* **To do**:
Retype exactly the lines from the first one through the line with "const yTitleNum = 'Q', yTitleDen = 'q';", including both ends; skip any pictures.

* **Data excerpt**:

--

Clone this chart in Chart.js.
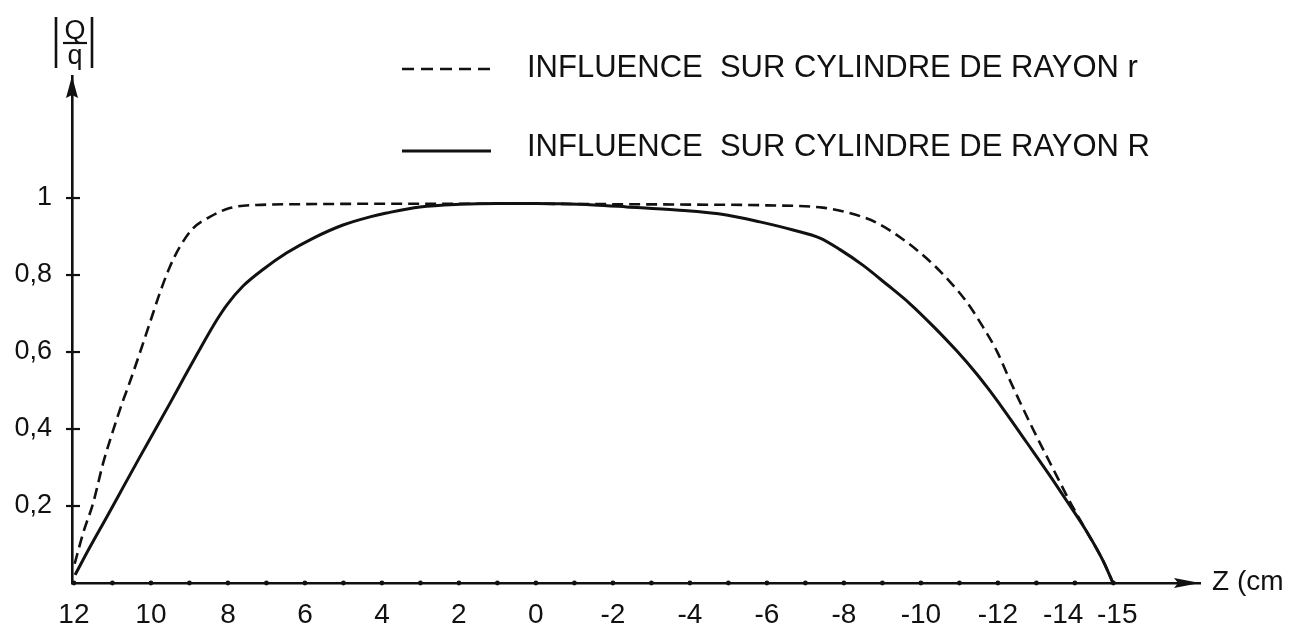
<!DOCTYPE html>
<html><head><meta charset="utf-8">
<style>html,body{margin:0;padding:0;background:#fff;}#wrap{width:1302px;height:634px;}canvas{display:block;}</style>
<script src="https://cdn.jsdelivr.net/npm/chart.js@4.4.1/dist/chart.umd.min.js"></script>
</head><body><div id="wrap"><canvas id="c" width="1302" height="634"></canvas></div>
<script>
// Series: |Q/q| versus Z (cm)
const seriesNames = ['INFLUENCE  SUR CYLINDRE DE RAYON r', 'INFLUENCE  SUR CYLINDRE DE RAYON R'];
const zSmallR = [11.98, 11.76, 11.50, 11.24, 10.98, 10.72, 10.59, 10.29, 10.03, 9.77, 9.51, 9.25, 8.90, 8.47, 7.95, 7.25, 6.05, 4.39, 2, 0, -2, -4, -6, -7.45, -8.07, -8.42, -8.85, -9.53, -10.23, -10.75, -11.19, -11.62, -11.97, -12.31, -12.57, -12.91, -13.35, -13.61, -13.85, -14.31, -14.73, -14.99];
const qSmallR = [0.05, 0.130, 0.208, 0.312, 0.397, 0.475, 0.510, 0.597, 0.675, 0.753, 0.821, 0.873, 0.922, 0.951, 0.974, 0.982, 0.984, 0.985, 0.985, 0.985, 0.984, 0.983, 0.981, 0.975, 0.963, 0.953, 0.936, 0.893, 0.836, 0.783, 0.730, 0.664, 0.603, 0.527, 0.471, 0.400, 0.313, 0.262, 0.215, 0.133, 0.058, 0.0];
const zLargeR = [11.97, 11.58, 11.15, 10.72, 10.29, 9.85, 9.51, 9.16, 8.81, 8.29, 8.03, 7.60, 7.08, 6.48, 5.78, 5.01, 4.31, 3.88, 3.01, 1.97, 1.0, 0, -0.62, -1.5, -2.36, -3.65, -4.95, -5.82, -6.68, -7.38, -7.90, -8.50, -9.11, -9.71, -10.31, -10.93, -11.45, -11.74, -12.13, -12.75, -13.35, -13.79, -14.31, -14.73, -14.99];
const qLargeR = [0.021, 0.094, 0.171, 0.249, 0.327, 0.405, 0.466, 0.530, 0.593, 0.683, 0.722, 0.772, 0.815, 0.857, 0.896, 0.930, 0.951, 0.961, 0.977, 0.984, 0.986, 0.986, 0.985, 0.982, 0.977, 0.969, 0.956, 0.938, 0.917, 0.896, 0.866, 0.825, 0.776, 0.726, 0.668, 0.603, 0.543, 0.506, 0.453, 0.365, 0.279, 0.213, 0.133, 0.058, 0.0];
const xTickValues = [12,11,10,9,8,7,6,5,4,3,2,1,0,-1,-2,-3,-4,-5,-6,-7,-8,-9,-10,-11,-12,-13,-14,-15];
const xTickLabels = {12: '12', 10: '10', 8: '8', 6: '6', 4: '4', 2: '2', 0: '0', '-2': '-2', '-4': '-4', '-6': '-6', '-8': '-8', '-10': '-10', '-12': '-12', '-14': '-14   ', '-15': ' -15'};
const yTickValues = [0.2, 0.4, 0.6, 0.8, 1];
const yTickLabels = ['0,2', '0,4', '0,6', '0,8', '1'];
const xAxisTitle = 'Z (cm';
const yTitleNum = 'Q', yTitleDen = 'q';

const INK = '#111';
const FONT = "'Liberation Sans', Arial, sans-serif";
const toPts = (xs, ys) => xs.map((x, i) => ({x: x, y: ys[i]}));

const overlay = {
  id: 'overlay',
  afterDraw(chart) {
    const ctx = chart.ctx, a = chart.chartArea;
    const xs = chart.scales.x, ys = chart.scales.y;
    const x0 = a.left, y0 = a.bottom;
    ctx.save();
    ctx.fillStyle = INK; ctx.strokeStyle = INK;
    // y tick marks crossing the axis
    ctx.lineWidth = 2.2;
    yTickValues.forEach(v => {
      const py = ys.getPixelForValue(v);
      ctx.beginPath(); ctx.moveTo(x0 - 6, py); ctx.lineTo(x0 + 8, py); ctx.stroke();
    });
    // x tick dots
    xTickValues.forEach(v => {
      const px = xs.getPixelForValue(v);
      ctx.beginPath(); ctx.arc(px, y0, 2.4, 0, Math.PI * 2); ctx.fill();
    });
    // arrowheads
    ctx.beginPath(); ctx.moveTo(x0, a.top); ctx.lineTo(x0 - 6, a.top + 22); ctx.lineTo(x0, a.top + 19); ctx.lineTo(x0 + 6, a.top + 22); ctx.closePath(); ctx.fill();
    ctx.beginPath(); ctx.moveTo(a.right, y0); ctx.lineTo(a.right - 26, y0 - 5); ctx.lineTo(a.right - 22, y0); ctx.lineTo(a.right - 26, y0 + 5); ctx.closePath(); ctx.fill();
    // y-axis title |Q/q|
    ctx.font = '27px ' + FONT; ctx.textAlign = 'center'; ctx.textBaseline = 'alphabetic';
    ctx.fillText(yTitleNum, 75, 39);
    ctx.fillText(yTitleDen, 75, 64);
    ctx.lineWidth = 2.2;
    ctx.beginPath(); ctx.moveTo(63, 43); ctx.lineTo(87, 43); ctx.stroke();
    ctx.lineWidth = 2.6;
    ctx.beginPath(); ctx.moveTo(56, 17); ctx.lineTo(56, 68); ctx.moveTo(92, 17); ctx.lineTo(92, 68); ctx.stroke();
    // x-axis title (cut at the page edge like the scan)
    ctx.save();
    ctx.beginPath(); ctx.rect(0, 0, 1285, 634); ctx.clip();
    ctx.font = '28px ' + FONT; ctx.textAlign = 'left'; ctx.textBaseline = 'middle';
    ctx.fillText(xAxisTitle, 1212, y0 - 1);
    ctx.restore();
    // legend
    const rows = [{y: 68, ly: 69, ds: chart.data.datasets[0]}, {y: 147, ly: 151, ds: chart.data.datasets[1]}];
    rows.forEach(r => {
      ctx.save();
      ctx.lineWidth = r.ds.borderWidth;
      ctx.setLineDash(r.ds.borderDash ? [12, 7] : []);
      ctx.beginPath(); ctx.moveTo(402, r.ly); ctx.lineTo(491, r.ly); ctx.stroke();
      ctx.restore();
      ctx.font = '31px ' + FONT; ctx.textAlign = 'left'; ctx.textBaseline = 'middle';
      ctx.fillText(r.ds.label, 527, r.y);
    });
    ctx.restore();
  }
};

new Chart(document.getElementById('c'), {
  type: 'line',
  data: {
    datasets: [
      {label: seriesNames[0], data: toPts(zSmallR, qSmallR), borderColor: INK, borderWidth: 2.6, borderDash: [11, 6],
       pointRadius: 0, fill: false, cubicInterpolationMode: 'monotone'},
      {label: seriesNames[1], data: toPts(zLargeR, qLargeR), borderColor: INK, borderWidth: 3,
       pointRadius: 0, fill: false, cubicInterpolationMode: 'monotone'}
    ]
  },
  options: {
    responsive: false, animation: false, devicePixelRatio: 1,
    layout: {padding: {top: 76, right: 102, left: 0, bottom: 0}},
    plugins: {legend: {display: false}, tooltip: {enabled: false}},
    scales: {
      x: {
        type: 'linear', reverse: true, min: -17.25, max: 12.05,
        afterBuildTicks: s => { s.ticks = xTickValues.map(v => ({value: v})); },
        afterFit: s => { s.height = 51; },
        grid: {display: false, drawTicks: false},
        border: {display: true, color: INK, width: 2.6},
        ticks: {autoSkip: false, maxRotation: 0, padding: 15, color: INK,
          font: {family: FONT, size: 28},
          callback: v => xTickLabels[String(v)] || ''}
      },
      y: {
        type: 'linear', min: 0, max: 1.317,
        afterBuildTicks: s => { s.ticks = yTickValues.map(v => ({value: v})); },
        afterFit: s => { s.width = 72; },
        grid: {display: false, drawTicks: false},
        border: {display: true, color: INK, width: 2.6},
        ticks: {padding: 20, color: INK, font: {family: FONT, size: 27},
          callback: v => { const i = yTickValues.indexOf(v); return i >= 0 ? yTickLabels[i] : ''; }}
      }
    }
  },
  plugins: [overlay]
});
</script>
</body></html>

--

* **Task output**:
Clone this chart in Chart.js.
<!DOCTYPE html>
<html><head><meta charset="utf-8">
<style>html,body{margin:0;padding:0;background:#fff;}#wrap{width:1302px;height:634px;}canvas{display:block;}</style>
<script src="https://cdn.jsdelivr.net/npm/chart.js@4.4.1/dist/chart.umd.min.js"></script>
</head><body><div id="wrap"><canvas id="c" width="1302" height="634"></canvas></div>
<script>
// Series: |Q/q| versus Z (cm)
const seriesNames = ['INFLUENCE  SUR CYLINDRE DE RAYON r', 'INFLUENCE  SUR CYLINDRE DE RAYON R'];
const zSmallR = [11.98, 11.76, 11.50, 11.24, 10.98, 10.72, 10.59, 10.29, 10.03, 9.77, 9.51, 9.25, 8.90, 8.47, 7.95, 7.25, 6.05, 4.39, 2, 0, -2, -4, -6, -7.45, -8.07, -8.42, -8.85, -9.53, -10.23, -10.75, -11.19, -11.62, -11.97, -12.31, -12.57, -12.91, -13.35, -13.61, -13.85, -14.31, -14.73, -14.99];
const qSmallR = [0.05, 0.130, 0.208, 0.312, 0.397, 0.475, 0.510, 0.597, 0.675, 0.753, 0.821, 0.873, 0.922, 0.951, 0.974, 0.982, 0.984, 0.985, 0.985, 0.985, 0.984, 0.983, 0.981, 0.975, 0.963, 0.953, 0.936, 0.893, 0.836, 0.783, 0.730, 0.664, 0.603, 0.527, 0.471, 0.400, 0.313, 0.262, 0.215, 0.133, 0.058, 0.0];
const zLargeR = [11.97, 11.58, 11.15, 10.72, 10.29, 9.85, 9.51, 9.16, 8.81, 8.29, 8.03, 7.60, 7.08, 6.48, 5.78, 5.01, 4.31, 3.88, 3.01, 1.97, 1.0, 0, -0.62, -1.5, -2.36, -3.65, -4.95, -5.82, -6.68, -7.38, -7.90, -8.50, -9.11, -9.71, -10.31, -10.93, -11.45, -11.74, -12.13, -12.75, -13.35, -13.79, -14.31, -14.73, -14.99];
const qLargeR = [0.021, 0.094, 0.171, 0.249, 0.327, 0.405, 0.466, 0.530, 0.593, 0.683, 0.722, 0.772, 0.815, 0.857, 0.896, 0.930, 0.951, 0.961, 0.977, 0.984, 0.986, 0.986, 0.985, 0.982, 0.977, 0.969, 0.956, 0.938, 0.917, 0.896, 0.866, 0.825, 0.776, 0.726, 0.668, 0.603, 0.543, 0.506, 0.453, 0.365, 0.279, 0.213, 0.133, 0.058, 0.0];
const xTickValues = [12,11,10,9,8,7,6,5,4,3,2,1,0,-1,-2,-3,-4,-5,-6,-7,-8,-9,-10,-11,-12,-13,-14,-15];
const xTickLabels = {12: '12', 10: '10', 8: '8', 6: '6', 4: '4', 2: '2', 0: '0', '-2': '-2', '-4': '-4', '-6': '-6', '-8': '-8', '-10': '-10', '-12': '-12', '-14': '-14   ', '-15': ' -15'};
const yTickValues = [0.2, 0.4, 0.6, 0.8, 1];
const yTickLabels = ['0,2', '0,4', '0,6', '0,8', '1'];
const xAxisTitle = 'Z (cm';
const yTitleNum = 'Q', yTitleDen = 'q';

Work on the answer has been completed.